In order to save you from semi-trivial details I present only with a simplified version of the hash which assumes the number of bytes to hash is divisible by 32. I clocked my hash as 5-10% slower than Hsieh's, but I'm quite happy with its statistical properties: a one-bit flip in the input flips any bit in the 256-bit internal state by the end of each iteration with a probability within 0.03 of 50% in a test of 10^8 one-bit flips. The corresponding probability range for Hsieh's hash is from 3.2% to 25%, or if the final avalanching included within 0.31 of 50%. By sacrificing some of the quality of the hash the function below could be modified to be even faster than Hsieh's hash.
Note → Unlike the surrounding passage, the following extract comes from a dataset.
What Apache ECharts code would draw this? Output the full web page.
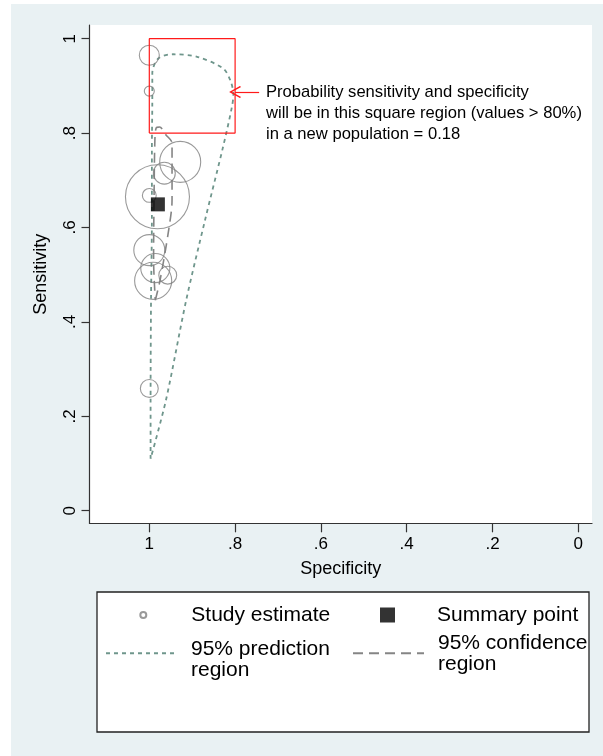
<!DOCTYPE html>
<html>
<head>
<meta charset="utf-8">
<script src="https://cdn.jsdelivr.net/npm/echarts@6/dist/echarts.min.js"></script>
<style>
  html, body { margin: 0; padding: 0; background: #fff; }
  #main { position: absolute; left: 11px; top: 4px; width: 592px; height: 752px; }
</style>
</head>
<body>
<div id="main"></div>
<script>
// study estimates (specificity, sensitivity, relative weight)
var studySpec = [1.0, 1.0, 0.928, 0.965, 0.981, 1.0, 1.0, 0.986, 0.957, 0.991, 1.0];
var studySens = [0.965, 0.889, 0.739, 0.715, 0.665, 0.668, 0.552, 0.514, 0.499, 0.487, 0.259];
var studyWeight = [25, 6.25, 105, 30, 256, 12, 60, 53, 20, 86, 20];

// summary point
var summarySpec = [0.98];
var summarySens = [0.649];

// 95% prediction region contour
var predSpec = [0.997, 0.997, 0.996, 0.994, 0.994, 0.993, 0.993, 0.979, 0.945, 0.890, 0.828, 0.810, 0.804, 0.808, 0.828, 0.870, 0.914, 0.961, 0.997];
var predSens = [0.110, 0.235, 0.446, 0.616, 0.764, 0.870, 0.927, 0.958, 0.967, 0.962, 0.937, 0.909, 0.881, 0.853, 0.771, 0.616, 0.446, 0.235, 0.110];

// 95% confidence region contour
var confSpec = [0.986, 0.975, 0.956, 0.947, 0.947, 0.961, 0.976, 0.984, 0.987, 0.989, 0.990, 0.986];
var confSens = [0.446, 0.488, 0.588, 0.658, 0.779, 0.796, 0.813, 0.811, 0.785, 0.658, 0.531, 0.446];

// square region (values > 80%)
var boxSpec = [1, 0.8, 0.8, 1, 1];
var boxSens = [0.8, 0.8, 1, 1, 0.8];

// ticks
var tickValues = [0, 0.2, 0.4, 0.6, 0.8, 1];
var tickLabels = ['0', '.2', '.4', '.6', '.8', '1'];

var annotation = 'Probability sensitivity and specificity\nwill be in this square region (values > 80%)\nin a new population = 0.18';

function zip(a, b) {
  return a.map(function (v, i) { return [v, b[i]]; });
}
function tickFmt(v) {
  var i = tickValues.indexOf(Math.round(v * 10) / 10);
  return i >= 0 ? tickLabels[i] : '';
}

var FONT = 'Liberation Sans';
var predColor = '#6f968c';
var confColor = '#858585';
var circColor = '#7f7f7f';

var myChart = echarts.init(document.getElementById('main'));

// legend box corners (container px)
var bx0 = 86, by0 = 588, bx1 = 578, by1 = 728;

var option = {
  animation: false,
  backgroundColor: '#e9f1f3',
  textStyle: { fontFamily: FONT },
  grid: {
    left: 78.5, right: 11, top: 21, bottom: 232.7,
    show: true, backgroundColor: '#ffffff', borderWidth: 0,
    outerBoundsMode: 'none'
  },
  xAxis: {
    type: 'value',
    inverse: true,
    min: -0.0319,
    max: 1.1394,
    name: 'Specificity',
    nameLocation: 'middle',
    nameGap: 37,
    nameTextStyle: { fontSize: 18, color: '#000', fontFamily: FONT },
    axisLine: { show: true, onZero: false, lineStyle: { color: '#333', width: 1.2 } },
    axisTick: { show: true, length: 9, customValues: tickValues, lineStyle: { color: '#333', width: 1.2 } },
    axisLabel: { show: true, customValues: tickValues, formatter: tickFmt, margin: 13, fontSize: 17, color: '#000', fontFamily: FONT },
    splitLine: { show: false }
  },
  yAxis: {
    type: 'value',
    min: -0.0267,
    max: 1.029,
    name: 'Sensitivity',
    nameLocation: 'middle',
    nameGap: 39,
    nameTextStyle: { fontSize: 18, color: '#000', fontFamily: FONT },
    axisLine: { show: true, onZero: false, lineStyle: { color: '#333', width: 1.2 } },
    axisTick: { show: true, length: 8, customValues: tickValues, lineStyle: { color: '#333', width: 1.2 } },
    axisLabel: { show: true, customValues: tickValues, formatter: tickFmt, rotate: 90, margin: 11, fontSize: 17, color: '#000', fontFamily: FONT },
    splitLine: { show: false }
  },
  legend: [
    {
      data: [{ name: 'Study estimate', icon: 'circle' }],
      left: 128.3, top: 600.5, padding: 0,
      itemWidth: 6, itemHeight: 6,
      textStyle: { fontSize: 21, lineHeight: 21, color: '#000', fontFamily: FONT, padding: [0, 0, 0, 40] },
      selectedMode: false
    },
    {
      data: [{ name: 'Summary point', icon: 'rect' }],
      left: 369, top: 600.5, padding: 0,
      itemWidth: 15, itemHeight: 15,
      textStyle: { fontSize: 21, lineHeight: 21, color: '#000', fontFamily: FONT, padding: [0, 0, 0, 37] },
      selectedMode: false
    },
    {
      data: ['95% prediction\nregion'],
      left: 94, top: 622.3, padding: 0,
      itemWidth: 68, itemHeight: 14,
      itemStyle: { opacity: 0 },
      formatter: function (name) { return '{s| }\n' + name; },
      textStyle: {
        fontSize: 21, lineHeight: 21, color: '#000', fontFamily: FONT, padding: [0, 0, 0, 12],
        rich: { s: { fontSize: 8, lineHeight: 12 } }
      },
      selectedMode: false
    },
    {
      data: ['95% confidence\nregion'],
      left: 341, top: 628.3, padding: 0,
      itemWidth: 71, itemHeight: 14,
      itemStyle: { opacity: 0 },
      textStyle: { fontSize: 21, lineHeight: 21, color: '#000', fontFamily: FONT, padding: [0, 0, 0, 9] },
      selectedMode: false
    }
  ],
  graphic: [
    {
      type: 'rect',
      shape: { x: bx0, y: by0, width: bx1 - bx0, height: by1 - by0 },
      style: { fill: '#ffffff', stroke: '#222', lineWidth: 1.3 },
      z: 1, silent: true
    },
    {
      type: 'text',
      left: 255, top: 77.5,
      style: { text: annotation, fontSize: 16.6, lineHeight: 21, fill: '#000', fontFamily: FONT },
      z: 10, silent: true
    }
  ],
  series: [
    {
      name: '95% prediction\nregion',
      type: 'line',
      data: zip(predSpec, predSens),
      smooth: 0.3,
      symbol: 'none',
      lineStyle: { color: predColor, width: 1.8, type: [4, 4] },
      itemStyle: { color: predColor },
      emphasis: { disabled: true },
      silent: true,
      z: 3
    },
    {
      name: '95% confidence\nregion',
      type: 'line',
      data: zip(confSpec, confSens),
      smooth: 0.3,
      symbol: 'none',
      lineStyle: { color: confColor, width: 1.6, type: [10, 6] },
      itemStyle: { color: confColor },
      emphasis: { disabled: true },
      silent: true,
      z: 3
    },
    {
      name: 'Study estimate',
      type: 'scatter',
      data: studySpec.map(function (s, i) { return [s, studySens[i], studyWeight[i]]; }),
      symbol: 'circle',
      symbolSize: function (d) { return 4 * Math.sqrt(d[2]); },
      itemStyle: { color: 'rgba(0,0,0,0)', borderColor: circColor, borderWidth: 1.1 },
      emphasis: { disabled: true },
      silent: true,
      z: 4
    },
    {
      name: 'Summary point',
      type: 'scatter',
      data: zip(summarySpec, summarySens),
      symbol: 'rect',
      symbolSize: 14,
      itemStyle: { color: '#000' },
      emphasis: { disabled: true },
      silent: true,
      z: 6
    },
    {
      name: 'square',
      type: 'line',
      data: zip(boxSpec, boxSens),
      symbol: 'none',
      lineStyle: { color: '#ff1a1a', width: 1.2, type: 'solid' },
      emphasis: { disabled: true },
      silent: true,
      z: 5,
      markLine: {
        silent: true,
        symbol: ['none', 'path://M5,0 L10,9 L9.2,10 L5,2.4 L0.8,10 L0,9 Z'],
        symbolSize: 12,
        label: { show: false },
        lineStyle: { color: '#ff1a1a', width: 1.2, type: 'solid' },
        emphasis: { disabled: true },
        data: [[{ coord: [0.744, 0.887] }, { coord: [0.8, 0.887] }]]
      }
    }
  ]
};

myChart.setOption(option);
</script>
</body>
</html>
/* Compile with gcc -msse2 ... */
#include <xmmintrin.h>
typedef signed short s_int16_t; /* A 16-bit signed type. */
static s_int16_t mul_add_coeffs[16] __attribute__((aligned(16))) = {
18743, 28829, -22921, -14039, -15247, -11117, -14293, 18911,
-23407, 17987, -11321, -25943, -32287, 10001, 30773, -12541,
};
/* Compute a 256-bit hash into res[0..31] using SSE2. buf and res
need not be aligned, but len must be divisible by 32. */
static void hasshe2(const unsigned char *buf, int len, unsigned char *res)
{
__m128i madd_1, madd_2, in_1, in_2, hash_1, hash_2, tmp_1, tmp_2;
madd_1 = _mm_load_si128((void *) mul_add_coeffs);
madd_2 = _mm_load_si128((void *) (mul_add_coeffs + 8));
in_1 = _mm_loadu_si128((void *) buf);
in_2 = _mm_loadu_si128((void *) (buf + 16));
hash_1 = _mm_madd_epi16(madd_1, in_1);
hash_2 = _mm_madd_epi16(madd_2, in_2);
goto rest_of_mix;
do {
in_1 = _mm_loadu_si128((void *) buf);
in_2 = _mm_loadu_si128((void *) (buf + 16));
hash_1 = _mm_xor_si128(hash_1, _mm_madd_epi16(madd_1, in_1));
hash_2 = _mm_xor_si128(hash_2, _mm_madd_epi16(madd_2, in_2));
rest_of_mix:
hash_1 = _mm_add_epi64(hash_1, _mm_srli_si128(hash_1, 3));
hash_1 = _mm_sub_epi64(hash_1,
_mm_shuffle_epi32(hash_1, _MM_SHUFFLE(0, 1, 2, 3)));
hash_2 = _mm_add_epi64(hash_2, _mm_srli_si128(hash_2, 3));
hash_2 = _mm_sub_epi64(hash_2,
_mm_shuffle_epi32(hash_2, _MM_SHUFFLE(0, 1, 2, 3)));
tmp_1 = _mm_xor_si128(in_1, _mm_unpackhi_epi8(hash_2, hash_1));
tmp_2 = _mm_xor_si128(in_2, _mm_unpacklo_epi8(hash_1, hash_2));
hash_1 = _mm_xor_si128(tmp_2, _mm_madd_epi16(madd_1, tmp_1));
hash_1 = _mm_sub_epi64(hash_1,
_mm_shuffle_epi32(hash_1, _MM_SHUFFLE(0, 1, 2, 3)));
hash_2 = _mm_xor_si128(tmp_1, _mm_madd_epi16(madd_2, tmp_2));
hash_2 = _mm_sub_epi64(hash_2,
_mm_shuffle_epi32(hash_2, _MM_SHUFFLE(0, 1, 2, 3)));
/* Move these after the loop if good statistical properties not
required. */
tmp_1 = _mm_xor_si128(in_1, _mm_unpackhi_epi8(hash_1, hash_2));
tmp_2 = _mm_xor_si128(in_2, _mm_unpacklo_epi8(hash_2, hash_1));
hash_1 = _mm_xor_si128(tmp_2, _mm_madd_epi16(madd_1, tmp_1));
hash_1 = _mm_sub_epi64(hash_1,
_mm_shuffle_epi32(hash_1, _MM_SHUFFLE(2, 1, 0, 3)));
hash_2 = _mm_xor_si128(tmp_1, _mm_madd_epi16(madd_2, tmp_2));
hash_2 = _mm_sub_epi64(hash_2,
_mm_shuffle_epi32(hash_2, _MM_SHUFFLE(2, 1, 0, 3)));
len -= 32;
buf += 32;
} while (len > 0);
_mm_storeu_si128((void *) res, hash_1);
_mm_storeu_si128((void *) (res + 16), hash_2);
}
The code should work on all Pentia 4 and Athlon 64's and newer, but my hash will nevertheless become gradually obsolete (or at least subject to further improvement) because SSE4 will provide an instruction for computing CRC32.